Пионерская Лолита (сборник). Борис Носик
На эти вопросы он не смог бы ответить, но, касаясь на ходу ее тела, понимал все яснее, что то, чего он ждал и чего отчасти опасался, неизбежно и это неизбежное случится, должно быть, даже сегодня. Она еще бормотала что-то на ходу – про своих пионериков, что они там притаились и, конечно, не спят, беда с ними, за что ей это наказание, и он, вероятно, утешал ее, а может, и молчал, потом ему трудно было вспомнить, что он делал тогда, во всяком случае, у них было ощущение сообщничества и близости, взаимного сочувствия и взаимной симпатии: это было не просто физическое влечение, нет, это было совместное одиночество, неизбежный выбор и соединение, единственно возможное в этой многолюдной пустыне…
Как он и ожидал, она была покорной, прижималась к нему со стоном, когда он обнимал ее, потянулась за ним, когда он потянул ее за собой – куда-то вниз, на мхи и кустарники, вскрикнула, оцарапавшись, и поздней еще раз, когда они лежали вместе, а потом успокоилась, прижалась к нему и, хотя не ощутила очень уж многого, все же была послушной и в меру нежной, тоже как он ожидал…

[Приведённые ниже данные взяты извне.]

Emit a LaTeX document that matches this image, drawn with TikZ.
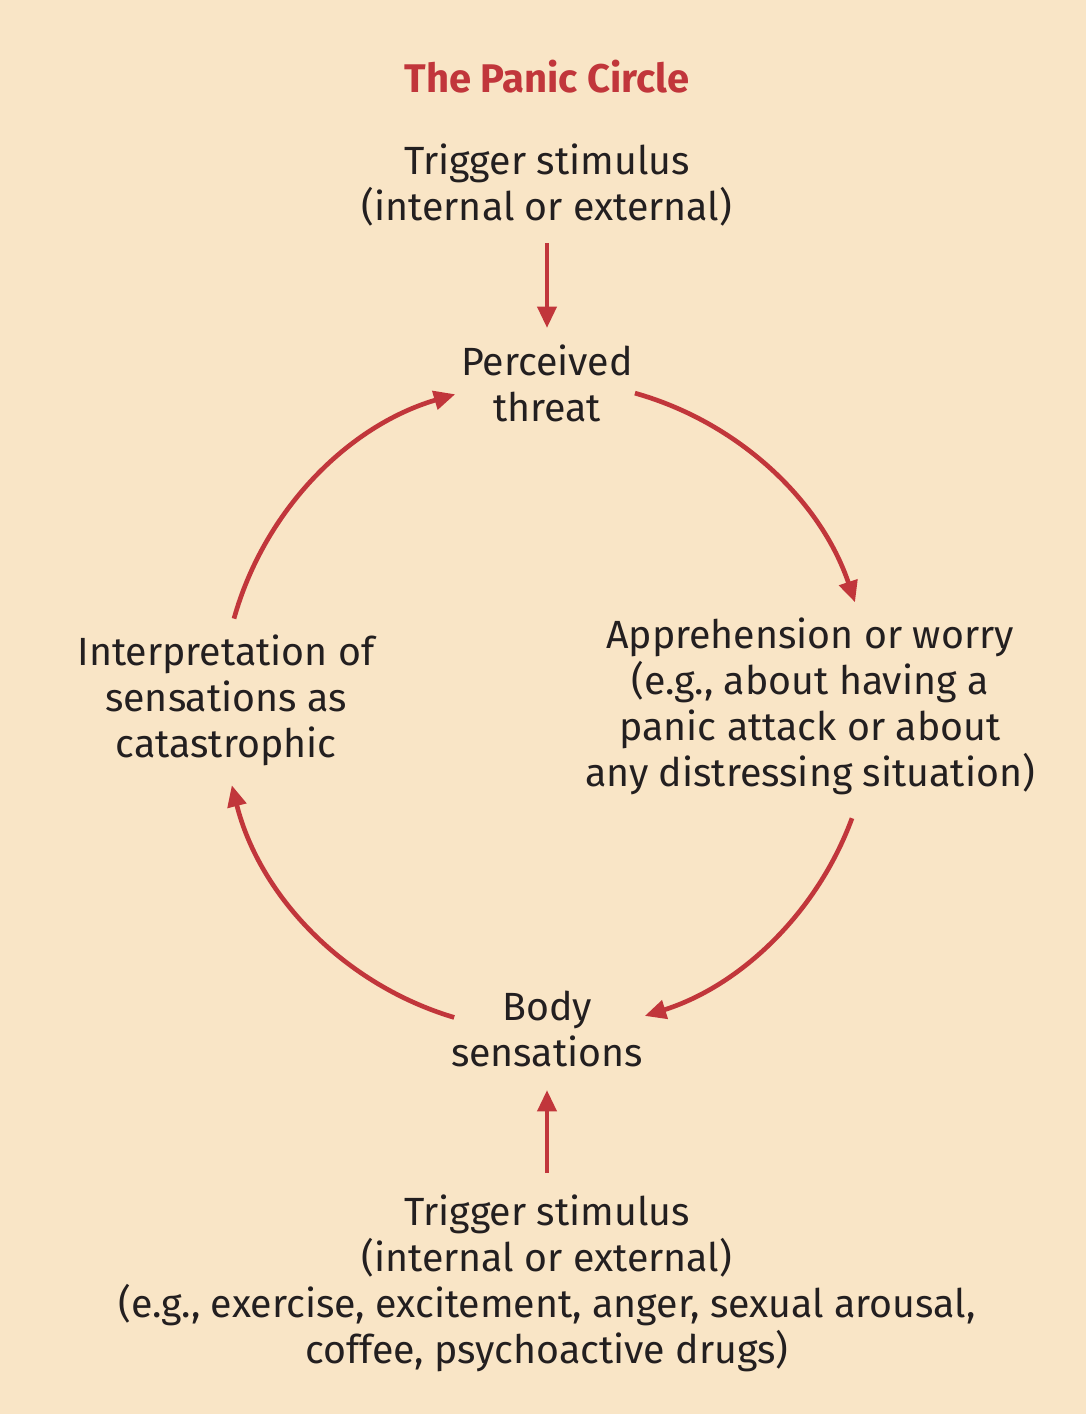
\documentclass[tikz,border=0pt]{standalone}
\usepackage{fontspec}
\setmainfont{Fira Sans}
\usetikzlibrary{arrows.meta}
\definecolor{bg}{HTML}{F9E5C6}
\definecolor{red}{HTML}{C1363B}
\definecolor{txt}{HTML}{231F20}
\begin{document}
\begin{tikzpicture}[x=0.75pt,y=-0.75pt,
  lbl/.style={align=center,text=txt,font=\fontsize{29.5}{34.5}\selectfont,inner sep=0pt},
  arr/.style={draw=red,line width=3.5pt,-{Triangle[length=16pt,width=14pt]}}]
\fill[bg] (0,0) rectangle (1086,1414);
\useasboundingbox (0,0) rectangle (1086,1414);
\node[text=red,font=\fontsize{30}{34}\selectfont\bfseries,inner sep=0pt] (title) at (547,77) {The Panic Circle};
\node[lbl] (trig1) at (547,185) {Trigger stimulus\\(internal or external)};
\node[lbl] (perc) at (547,383) {Perceived\\threat};
\node[lbl] (appr) at (810,706) {Apprehension or worry\\(e.g., about having a\\panic attack or about\\any distressing situation)};
\node[lbl] (interp) at (226,700) {Interpretation of\\sensations as\\catastrophic};
\node[lbl] (body) at (547,1029) {Body\\sensations};
\node[lbl] (trig2) at (547,1283) {Trigger stimulus\\(internal or external)\\(e.g., exercise, excitement, anger, sexual arousal,\\coffee, psychoactive drugs)};
\coordinate (c) at (547,706);
\coordinate (t1s) at (547,243);
\coordinate (pn) at (547,328);
\coordinate (t2n) at (547,1173);
\coordinate (bs) at (547,1090);
\draw[arr] (t1s) -- (pn);
\draw[arr] (t2n) -- (bs);
\draw[arr] (c) ++(74.3:243.75pt) arc[start angle=74.3,end angle=18.6,radius=243.75pt];
\draw[arr] (c) ++(-20.2:243.75pt) arc[start angle=-20.2,end angle=-72.5,radius=243.75pt];
\draw[arr] (c) ++(-106.6:243.75pt) arc[start angle=-106.6,end angle=-165.9,radius=243.75pt];
\draw[arr] (c) ++(164.4:243.75pt) arc[start angle=164.4,end angle=106.4,radius=243.75pt];
\end{tikzpicture}
\end{document}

Они шли обратно. Его страх проходил, он чувствовал, что их близость не отдалила его от нее, что Вера не наскучила ему и, возможно, не скоро наскучит. Может, потому, что она молчала, была отзывчивой и покорной, не отягчала его слух и совесть, не теребила его, не бормотала лишнего (Боже, что за требования были у него теперь к женщине, что за странные, извращенные требования, удивлявшие даже его самого!).
А потом, уже возле корпуса, она сказала:
– Спокойной ночи! Побегу погляжу, как там мои пионерики.
И убежала – ушла совсем, исчезла, скрылась из виду, не оставив ничего в мыслях и воспоминании, только легкость, освобожденность, свободу, блаженную пустоту. В эту пустоту хлынули усталость, сонные мысли о Танечке, ее коротком, чуть вздернутом припухлом носике, уже опаленном солнцем, о ее мягкой, тающей, припухлой фигурке, теплой, чуть влажной ладошке и даже ее идиотке-кукле. То, что произошло у него сегодня, не отдалило его от Танечки, а, напротив, скорее даже приблизило к ней, и, засыпая, он думал о том, что должен быть за это благодарен Вере.
А наутро он проснулся под бодрые крики возле умывалки, долго вспоминал, что с ним случилось – или, может, приснилось – плохого, но не припомнил ничего, а все же была какая-то тягость, может, оттого, что ныло сердце, тянуло левую руку, а может, оттого, что он снова на сколько-то золотников греха отягчил свою совесть или что там еще в человеке (что-то очень материальное, очень реальное), что принимает на себя всю тяжесть, накапливаемую в пути. И тогда он стал вспоминать Веру. И стал гнать от себя тяжелые мысли – ведь им было хорошо вчера, и она так мила, так ненавязчива, да и человечек она в общем-то неплохой. Тоскин оделся в тесноте своей берлоги, скатал и запихнул под стол матрац, вышел на крыльцо, увидел дальнюю зелень оврага на краю картофельного поля, где он рассказывал о Сервантесе своему взводу, – и ему стало хорошо. Потом он привычно опустил взгляд на ширинку, как всегда, конечно, не застегнутую, и увидел пятно. Темное пятно. Скорей всего, кровь. Что-нибудь случилось с ним? Нет, ничего. Кажется, ничего.